Difficulty: 5, mainly because this is a weird way of doing things, and Linear Bounded Automata are things that often get short shrift in Theory of Computation classes.

Consistency of Database Frequency Tables

The end of the Storage and Retrieval section is in sight!

The problem: Consistency of Database Frequency Tables.  This is problem SR35 in the appendix.

The description: I find G&J’s definition confusing, so this definition borrows a lot from the paper by Reiss that has the reduction. 

We have a set of “characteristics” (attributes) A.  Each attribute a in A has a domain Da.  A database is a set of “Objects” (tuples) O1..On where each object defines a value for each characteristic. (The result is a two-dimensional table where rows are objects and columns are attributes). We can define a frequency table  for each pair of attributes a and b in A.  The table has |Da| rows and |Db| columns, and each entry (x,y)  is “supposed” to represent the number of tuples in O that have x for its A attribute and y for its B attribute.

What the problem is asking is: Given a set of tables and a database table V, can we find a way to map the attributes in A to the tables such that the tables actually represent the frequencies in the database?

Since you need a frequency table for each pair of attributes, here is an example with 3 attributes, each taking 2 posible values.  Attribute a’s domain is {0,1}, b’s is {a,b}, and c’s is {>, <}.  Our set of objects is:

  • (0,a,>)
  • (0,b,>)
  • (1,b,>)
  • (0,b,<)

If we are handed a set of 3 frequency tables:

C1 vs C2:

1 0
2 1

C1 vs C3:

0 1
1 2

C2 vs C3:

1 2
0 1

These frequency tables are accurate if C1 is attribute a, C2 is attribute b, and C3 is attribute c.

The reduction: From 3SAT.  (Actually, this might be from regular CNF-SAT,  but there is no reason not to restrict the input to 3 literals per claue).  We take a SAT instance with p clauses and q variables and bake a database with 2 objects per variable (one for positive, one for negative) and p*q extra objects. We have one attribute per clause (“CLi“), one attribute per variable (“VRi“) and “VALUE” (which holds the truth value of the object in the final setting).  The frequency tables are set up to ensure that each variable has one value setting(true or false) and each clause is made true.  The way to make the database consistent with the table is to find a way to map the variables in the database to the tables in a way to make the formula satisfiable.

Difficulty: 5, because the reduction isn’t that hard to follow, or come up with, once you get how the frequency tables work.  But unlike most 5’s, I don’t think I’d assign it as a homework problem, because of how much extra work it would take to explain the frequency tables in the first place.

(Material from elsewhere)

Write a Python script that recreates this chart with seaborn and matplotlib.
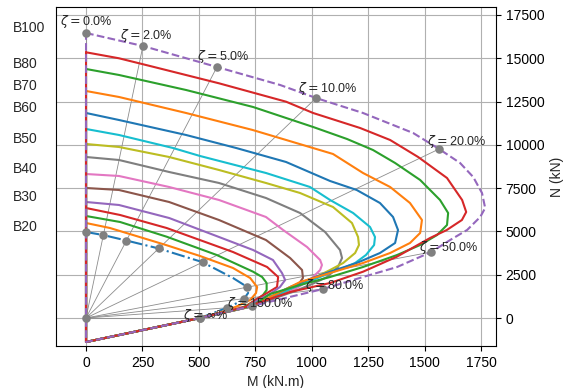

Safety of Database Transaction Systems

This problem is related to last week’s but turns out to be much harder.

The problem: Safety of Database Transaction Systems.  This is problem SR34 in the appendix.

The description: Given a set of variables V and transactions T as defined in the Serializability of Database Histories problem, is every history H for T equivalent to some serial history?

Example: This is an extension of last week’s problem.  So last week’s example which produced a history that is not serializable means that that set of transactions is not safe.

The easiest way to produce transactions that are safe is to make them access different variables: Suppose I have 2 transactions (R1, W1) and (R2, W2).  If the first transaction reads and writes a variable x and the second transaction reads and writes a variable y, then any ordering of those transactions will be serializable.

Reduction: It’s in the same paper by Papadimitriou,  Bernstein, and Rothnie as the Serializability of Database History problem was.  It’s interesting that they couldn’t show that the problem was in NP.

They reduce from Hitting Set.  They show in the paper how to take a transaction system and build a graph where there is one vertex for each read and write operation in each transaction, and edges between the two operations in a transaction.  There are also edges between operations Ri and Wj or Wi and Wj  if those operations share a variable.  These edges show places where changing the order changes the meaning of a transaction history.  They show that a transaction system is safe if and only if the graph has no cycles containing a (Rj, Wj) edge.  (Note that means that cycles can exist as long as they contain only W-W edges)

So, given an instance of hitting set, (a set S and a collection C of subsets of S), they build a transaction graph: One read vertex for each set in S, plus one write vertex at the end.  Between read vertices Ri and Ri+1 we add |Ci| edges (or, so we still have a simple graph, |Ci| paths containing vertices that don’t appear anyplace else).  At the end of this chain of paths is a single W vertex, with an edge back to R1.  The only unsafe cycle now starts at R1, goes through one of the paths connecting each R vertex, goes to the final W vertex, and then back to R1.

So far, so good.  But then they lose me when they say “We can embed the hitting set problem –among others– in safety by forcing (by the use of sets of singletons) each such choice to correspond to a hitting set”.  I think what they’re saying is that they will create a set of variables corresponding to sets in C such that an unsafe cycle exists if and only if S has a hitting set.  But I’m not sure how they get there- especially in polynomial time.  I’m sure there’s a way, but it reads like “we set it such that it all works”, which isn’t convincing to me.

Difficulty: 9, because I don’t see how they do that last step.  I’m sure a good explanation exists that would make this less difficult. I’ll also say that the reduction also says the transaction system is unsafe “if and only if there exists an unsafe path–and therefore a hitting set”.  Which sounds like a Co-NP proof to me.  I’m probably missing something.